Mr. Nylander, SAN for the respondent submitted that the proper authority to sign the letter of employment or termination is the Managing Director and that that is the case now before us. If the appellant could challenge the validity of Exhibit N, there was no reason advanced why she did not contend that her letter of employment and contract signed in respect thereof both coming after the setting up of the Management Council are not equally invalid.
Going by these submissions, on a proper construction of the contract between the parties the Managing Director is the person to terminate or employ on behalf of the company (See: Ajayi v. Texaco (Nig.) Ltd. (1987) 3 NWLR (Pt. 62) 577. In all contracts of employment, the courts must be wary of looking outside their terms, for the terms govern the relationship between the employer and the employee and where the terms spell out unambiguously how and when to terminate the employment and the termination is carried out in the manner provided by the terms, that termination is not wrongful. Parties must be bound by their contract and to look outside the terms of the contract to avoid termination makes no meaning of the contract. The contract between the appellant and the respondent provided for three months notice of intention to terminate the employment or three months salary in lieu of notice. The appellant was terminated and given three months salary in lieu of failure of three months notice; she was also paid for some entitlements.
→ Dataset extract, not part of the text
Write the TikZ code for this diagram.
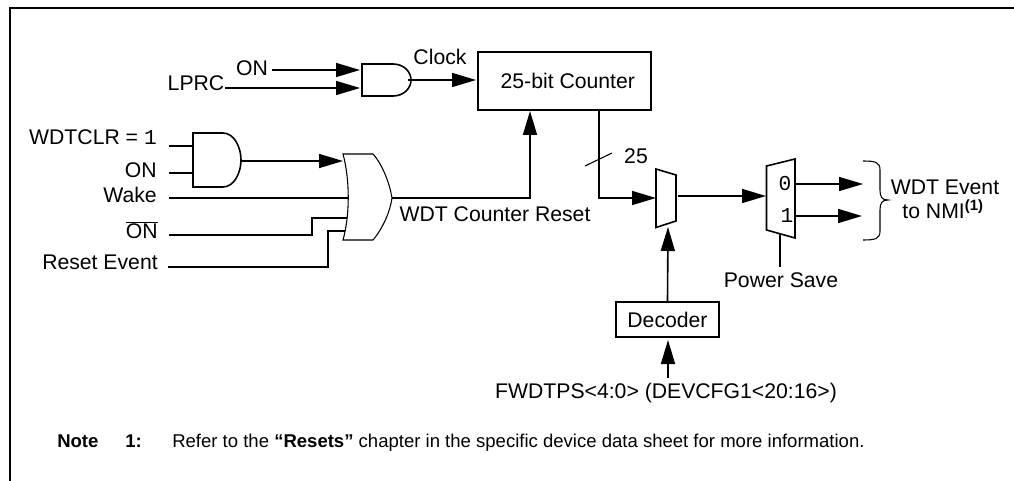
\documentclass[tikz,border=0pt]{standalone}
\usepackage{fontspec}
\setmainfont{Liberation Sans}
\setmonofont{Liberation Mono}
\usetikzlibrary{arrows.meta}

\begin{document}
\begin{tikzpicture}[x=.75pt,y=-.75pt,
	lbl/.style={inner sep=0pt,font=\fontsize{15.9}{18}\selectfont},
	notelbl/.style={inner sep=0pt,anchor=base west,font=\fontsize{13.9}{16}\selectfont},
	box/.style={draw,line width=1.4pt,inner sep=0pt,font=\fontsize{15.9}{18}\selectfont},
	wire/.style={line width=1.2pt},
	arr/.style={line width=1.2pt,-{Triangle[length=18pt,width=10.5pt]}},
	thin gate/.style={line width=.8pt},
	thick gate/.style={line width=1.2pt}]
\useasboundingbox (0,0) rectangle (1014,481);
\draw[line width=1.5pt] (10,481) -- (10,8) -- (1014,8);

\path (252,68) node[lbl] (on) {ON}
		(196,83) node[lbl] (lprc) {LPRC}
		(440,57) node[lbl] (clock) {Clock}
		(564.5,81) node[box,minimum width=173pt*.75,minimum height=58pt*.75] (counter) {\hspace{5pt}25-bit Counter}
		(157,137) node[lbl,anchor=east] (wdtclr) {WDTCLR = \texttt{1}}
		(157,170) node[lbl,anchor=east] (onb) {ON}
		(157,195) node[lbl,anchor=east] (wake) {Wake}
		(158,230) node[lbl,anchor=east] (onbar) {$\overline{\mbox{ON}}$}
		(158,262) node[lbl,anchor=east] (reset) {Reset Event}
		(495,214) node[lbl] (wdtreset) {WDT Counter Reset}
		(636,156) node[lbl] (width) {25}
		(785,184) node[lbl] (zero) {\texttt{0}}
		(787,216) node[lbl] (one) {\texttt{1}}
		(781,280) node[lbl] (powersave) {Power Save}
		(667.5,319.5) node[box,minimum width=103pt*.75,minimum height=35pt*.75] (decoder) {Decoder}
		(666,393) node[lbl] (fwdtps) {FWDTPS<4:0> (DEVCFG1<20:16>)}
		(945,187) node[lbl] (event) {WDT Event}
		(943,209) node[lbl] (nmi) {to NMI\textsuperscript{\textbf{(1)}}}
		(57,447) node[notelbl] (note) {\textbf{Note}}
		(125,447) node[notelbl] (noteno) {\textbf{1:}}
		(172,447) node[notelbl] (notetext) {Refer to the \textbf{“Resets”} chapter in the specific device data sheet for more information.}
		;

\path (272,70) coordinate (onend)
		(225,88) coordinate (lprcend)
		(360,70) coordinate (andAa)
		(360,88) coordinate (andAb)
		(408,80) coordinate (andAout)
		(476,80) coordinate (counterclk)
		(169,146) coordinate (clrend)
		(169,173) coordinate (onbend)
		(193,146) coordinate (andBa)
		(193,173) coordinate (andBb)
		(241,161) coordinate (andBout)
		(343,161) coordinate (orA)
		(169,198) coordinate (wakeend)
		(348,198) coordinate (orB)
		(169,235) coordinate (onbarend)
		(347,218) coordinate (orC)
		(168,267) coordinate (resetend)
		(345,231) coordinate (orD)
		(392,198) coordinate (orout)
		(530,111) coordinate (counterin)
		(599,110) coordinate (counterout)
		(656,198) coordinate (muxAin)
		(668,227) coordinate (muxAsel)
		(678,196) coordinate (muxAout)
		(766,196) coordinate (muxBin)
		(796,184) coordinate (muxBa)
		(796,216) coordinate (muxBb)
		(863,184) coordinate (evA)
		(862,216) coordinate (evB)
		(780,234) coordinate (muxBsel)
		(780,267) coordinate (saveend)
		(668,378) coordinate (fwdtpsend)
		(668,340) coordinate (decoderin)
		(585,166) coordinate (slashA)
		(612,153) coordinate (slashB)
		;

% gates
\draw[thick gate] (362,64) -- (393,64) .. controls (404,64) and (411,72) .. (411,80) .. controls (411,88) and (404,96) .. (393,96) -- (362,96) -- cycle;
\draw[thick gate] (193,133) -- (223,133) .. controls (234,133) and (241,147) .. (241,160) .. controls (241,173) and (234,187) .. (223,187) -- (193,187) -- cycle;
\draw[thin gate] (343,154) -- (373,154) .. controls (383,165) and (390,185) .. (392,198) .. controls (390,212) and (383,228) .. (373,240) -- (343,240) .. controls (350,215) and (350,180) .. (343,154) -- cycle;
\draw[thick gate] (656,169) -- (676,175) -- (676,221) -- (656,227.5) -- cycle;
\draw[thick gate] (766.5,166) -- (795,159) -- (795,238) -- (766.5,230) -- cycle;

% connectors
\draw[arr] (onend) -- (andAa);
\draw[arr] (lprcend) -- (andAb);
\draw[arr] (andAout) -- (counterclk);
\draw[wire] (clrend) -- (andBa);
\draw[wire] (onbend) -- (andBb);
\draw[arr] (andBout) -- (orA);
\draw[wire] (wakeend) -- (orB);
\draw[wire] (onbarend) -- (312,235) -- (312,218) -- (orC);
\draw[wire] (resetend) -- (328,267) -- (328,231) -- (orD);
\draw[arr] (orout) -- (530,198) -- (counterin);
\draw[arr] (counterout) -- (599,198) -- (muxAin);
\draw[thin gate] (slashA) -- (slashB);
\draw[arr] (muxAout) -- (muxBin);
\draw[arr] (muxBa) -- (evA);
\draw[arr] (muxBb) -- (evB);
\draw[wire] (muxBsel) -- (saveend);
\draw[arr] (node cs:name=decoder,anchor=north) -- (muxAsel);
\draw[arr] (fwdtpsend) -- (decoderin);

% brace
\draw[thin gate] (863,161) .. controls (875,161) and (880,162) .. (880,170) -- (880,190) .. controls (880,197) and (882,200) .. (888,200) .. controls (882,200) and (880,203) .. (880,210) -- (880,231) .. controls (880,239) and (875,240) .. (863,240);
\end{tikzpicture}
\end{document}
Certainly this meets the terms of contract in Exhibit B. It is only when time period is not prescribed for notice or payment in lieu of notice in the contract of employment that there are problems (See: Daniels v. Shell-B.P. (1962) 1 All NLR 19; (1962) 1 SCNLR 19; Alraine (Nig.) Ltd. v. Eshiett (1977) 1 SC 89, 96-97; Kusamotu v. Wemabod Estate Ltd (1976) 11 SC. 270, 293. The evidence before the trial Court is clear because both Exhibits B and N came after the introduction of the Management Council and none of the two documents advert to the Council. The contract, Exhibit B is clear and certain as to its terms that extrinsic evidence is not needed to interprete them. I cannot see why the learned trial Judge should embark on looking for more evidence outside the contract in the light of the overwhelming evidence of what the appellant signed. The Court of Appeal was therefore right in setting aside the entire decision of the trial Court (Etum Ekpeyong and ors v. lnyang Efiong Nyong & ors (1975) 2 SC 71, 80; Oridola v. M & K Ltd. (1972) SC 51.
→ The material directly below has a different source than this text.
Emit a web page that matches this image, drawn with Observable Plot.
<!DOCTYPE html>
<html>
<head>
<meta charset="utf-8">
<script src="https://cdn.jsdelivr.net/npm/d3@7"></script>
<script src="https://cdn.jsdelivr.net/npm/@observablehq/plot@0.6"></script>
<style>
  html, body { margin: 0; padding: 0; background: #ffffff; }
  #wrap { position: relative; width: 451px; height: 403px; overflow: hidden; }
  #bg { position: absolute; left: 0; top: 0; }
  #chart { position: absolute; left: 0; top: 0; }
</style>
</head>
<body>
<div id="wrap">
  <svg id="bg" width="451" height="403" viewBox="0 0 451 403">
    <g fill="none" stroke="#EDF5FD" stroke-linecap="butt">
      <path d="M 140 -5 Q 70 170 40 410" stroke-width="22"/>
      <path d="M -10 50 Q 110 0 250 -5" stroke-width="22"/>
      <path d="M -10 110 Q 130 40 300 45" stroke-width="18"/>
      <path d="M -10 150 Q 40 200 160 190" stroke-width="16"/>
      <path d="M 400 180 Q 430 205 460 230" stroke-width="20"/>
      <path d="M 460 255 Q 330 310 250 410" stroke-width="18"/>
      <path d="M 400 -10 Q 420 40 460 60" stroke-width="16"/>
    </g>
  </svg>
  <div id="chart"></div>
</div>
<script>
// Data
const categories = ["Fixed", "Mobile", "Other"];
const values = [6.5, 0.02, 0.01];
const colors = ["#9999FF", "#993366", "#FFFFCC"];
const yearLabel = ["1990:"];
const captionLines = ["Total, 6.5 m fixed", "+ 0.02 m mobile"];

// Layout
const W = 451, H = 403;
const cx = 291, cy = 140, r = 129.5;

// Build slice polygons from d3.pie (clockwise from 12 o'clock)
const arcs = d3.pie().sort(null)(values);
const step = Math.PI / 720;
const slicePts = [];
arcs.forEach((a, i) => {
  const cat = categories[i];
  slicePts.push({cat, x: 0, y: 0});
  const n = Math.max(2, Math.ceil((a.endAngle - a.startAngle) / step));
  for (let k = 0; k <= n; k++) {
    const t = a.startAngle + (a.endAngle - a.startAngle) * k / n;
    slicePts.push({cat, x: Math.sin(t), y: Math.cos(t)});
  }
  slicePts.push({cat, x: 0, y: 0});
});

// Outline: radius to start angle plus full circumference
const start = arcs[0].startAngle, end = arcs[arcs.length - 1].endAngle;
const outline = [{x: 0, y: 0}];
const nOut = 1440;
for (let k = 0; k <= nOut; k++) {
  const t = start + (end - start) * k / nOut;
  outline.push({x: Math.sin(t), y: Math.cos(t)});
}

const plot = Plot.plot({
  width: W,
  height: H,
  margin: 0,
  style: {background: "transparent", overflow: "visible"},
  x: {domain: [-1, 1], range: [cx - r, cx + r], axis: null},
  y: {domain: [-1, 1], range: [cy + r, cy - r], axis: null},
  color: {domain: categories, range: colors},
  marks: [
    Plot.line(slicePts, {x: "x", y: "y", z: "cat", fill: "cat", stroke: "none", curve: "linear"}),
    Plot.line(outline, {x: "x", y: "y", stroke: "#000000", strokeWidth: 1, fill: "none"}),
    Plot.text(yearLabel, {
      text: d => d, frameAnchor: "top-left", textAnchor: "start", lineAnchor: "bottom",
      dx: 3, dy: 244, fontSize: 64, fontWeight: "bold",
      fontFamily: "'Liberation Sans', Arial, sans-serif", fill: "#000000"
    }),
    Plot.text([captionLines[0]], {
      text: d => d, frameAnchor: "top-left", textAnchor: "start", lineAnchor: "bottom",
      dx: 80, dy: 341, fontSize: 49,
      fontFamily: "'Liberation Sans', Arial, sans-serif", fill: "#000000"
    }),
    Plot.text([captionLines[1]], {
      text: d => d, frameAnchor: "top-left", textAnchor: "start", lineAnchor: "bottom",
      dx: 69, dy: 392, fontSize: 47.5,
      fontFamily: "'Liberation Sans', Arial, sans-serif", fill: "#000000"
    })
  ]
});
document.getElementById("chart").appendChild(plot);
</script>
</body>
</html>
Apart from those employments governed by statutory provision e.g. employment in civil service of statutory bodies where termination must follow the provisions of the relevant statutes (Olaniyan v. University of Lagos (1985) 2 NWLR (Pt. 9) 599; Eperokun v. University of Lagos (1986) 4 NWLR (Pt. 34)162 193/194, the master in other cases can terminate for good or bad reasons subject to remedies of compensation where applicable for wrongful dismissal. In the instant case the terms of the contract of employment for termination of the contract have been clearly adhered to.
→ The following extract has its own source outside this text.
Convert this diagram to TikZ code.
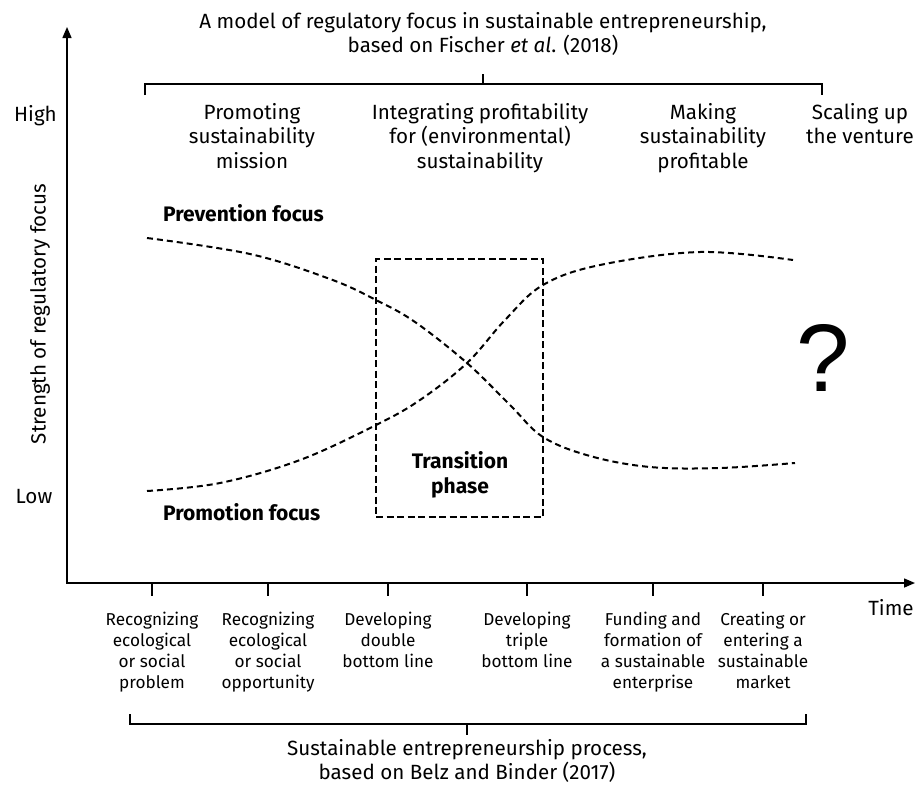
\documentclass[tikz,border=0pt]{standalone}
\usepackage{fontspec}
\setmainfont{Fira Sans}
\newfontfamily\qmarkfont{Liberation Sans}
\usetikzlibrary{arrows.meta, positioning}

\begin{document}
\begin{tikzpicture}[x=1pt, y=-1pt, >={Triangle[length=11pt, width=9pt]},
    toplabel/.style={align=center, inner sep=0pt, font=\fontsize{20.6}{24.5}\selectfont},
    steplabel/.style={align=center, inner sep=0pt, font=\fontsize{17.2}{20.8}\selectfont},
    focuslabel/.style={inner sep=0pt, font=\fontsize{21}{25}\selectfont\bfseries},
    focuscurve/.style={line width=2pt, dash pattern=on 6pt off 4pt},
    bracket/.style={line width=1.2pt}]
    \useasboundingbox (0,0) rectangle (915,790);

    % Axes
    \coordinate (ytop) at (67,27);
    \coordinate (origin) at (67,583);
    \coordinate (xend) at (915,583);
    \draw[line width=1.5pt, <->] (ytop) -- (origin) -- (xend);
    \node[toplabel, anchor=east] (high) at (57,116) {High};
    \node[toplabel] (low) at (34,497) {Low};
    \node[toplabel, rotate=90] (ylabel) at (40,314) {Strength of regulatory focus};
    \node[toplabel] (time) at (891,608) {Time};

    % Top: regulatory focus phases
    \node[toplabel] (fischer) at (483,34) {A model of regulatory focus in sustainable entrepreneurship,\\based on Fischer \textit{et al}. (2018)};
    \draw[bracket] (145,95) -- (145,84) -- (822,84) -- (822,95);
    \draw[bracket] (483,84) -- (483,74);
    \node[toplabel, anchor=north] (mission) at (252,103) {Promoting\\sustainability\\mission};
    \node[toplabel, anchor=north] (integrating) at (480,103) {Integrating profitability\\for (environmental)\\sustainability};
    \node[toplabel, anchor=north] (profitable) at (703,103) {Making\\sustainability\\profitable};
    \node[toplabel, anchor=north] (scaling) at (860,103) {Scaling up\\the venture};

    % Curves
    \draw[focuscurve] plot[smooth, tension=0.6] coordinates {(147,238) (250,254) (330,279) (376,300) (415,322) (467,363) (510,405) (543,437) (590,456) (650,467) (720,468) (795,463)};
    \draw[focuscurve] plot[smooth, tension=0.6] coordinates {(147,491) (220,483) (300,460) (376,425) (420,400) (467,363) (505,320) (543,285) (600,265) (700,252) (793,260)};
    \node[focuslabel, anchor=west] (prevention) at (163,213) {Prevention focus};
    \node[focuslabel, anchor=west] (promotion) at (163,512) {Promotion focus};

    % Transition box
    \node[draw, line width=1.2pt, dash pattern=on 7pt off 3.5pt, minimum width=167pt, minimum height=258pt] (transbox) at (459.5,388) {};
    \node[focuslabel, align=center] (transition) at (460,475) {Transition\\phase};
    \node[inner sep=0pt, font=\fontsize{96}{96}\qmarkfont] (unknown) at (823,358) {?};

    % Bottom: process steps
    \foreach \x/\name in {152/s1, 268/s2, 388/s3, 527/s4, 653/s5, 763/s6}
        \draw[bracket] (\x,583) -- (\x,596) coordinate (\name);
    \node[steplabel, below=16pt of s1] (problem) {Recognizing\\ecological\\or social\\problem};
    \node[steplabel, below=16pt of s2] (opportunity) {Recognizing\\ecological\\or social\\opportunity};
    \node[steplabel, below=16pt of s3] (double) {Developing\\double\\bottom line};
    \node[steplabel, below=16pt of s4] (triple) {Developing\\triple\\bottom line};
    \node[steplabel, below=16pt of s5] (funding) {Funding and\\formation of\\a sustainable\\enterprise};
    \node[steplabel, below=16pt of s6] (market) {Creating or\\entering a\\sustainable\\market};
    \draw[bracket] (130,714) -- (130,724) -- (806,724) -- (806,714);
    \draw[bracket] (467,724) -- (467,735);
    \node[toplabel] (belz) at (467,761) {Sustainable entrepreneurship process,\\based on Belz and Binder (2017)};
\end{tikzpicture}
\end{document}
The dissenting judgment of the Court of Appeal, with greatest respect, viewed Exhibit L7 rather disjointed by interpreting the clause thereof in isolation of other clauses. Such documents must be read as a whole so as to grasp their import. However in the instant case, I hold that Exhibit L7 is immaterial, irrelevant and should not have been construed as forming part of Exhibit B. (Chukwumah v. Shell Petroleum Development Company of Nigeria Ltd. (1993) 4 NWLR (Pt. 289) 512.
Having held that the contract of employment in question was properly terminated, the question of quantum of damages is otiose and, needless to say, no more relevant in this judgment.
In the end I find no merit in this appeal and I dismiss it with N1,000.00 costs to respondent.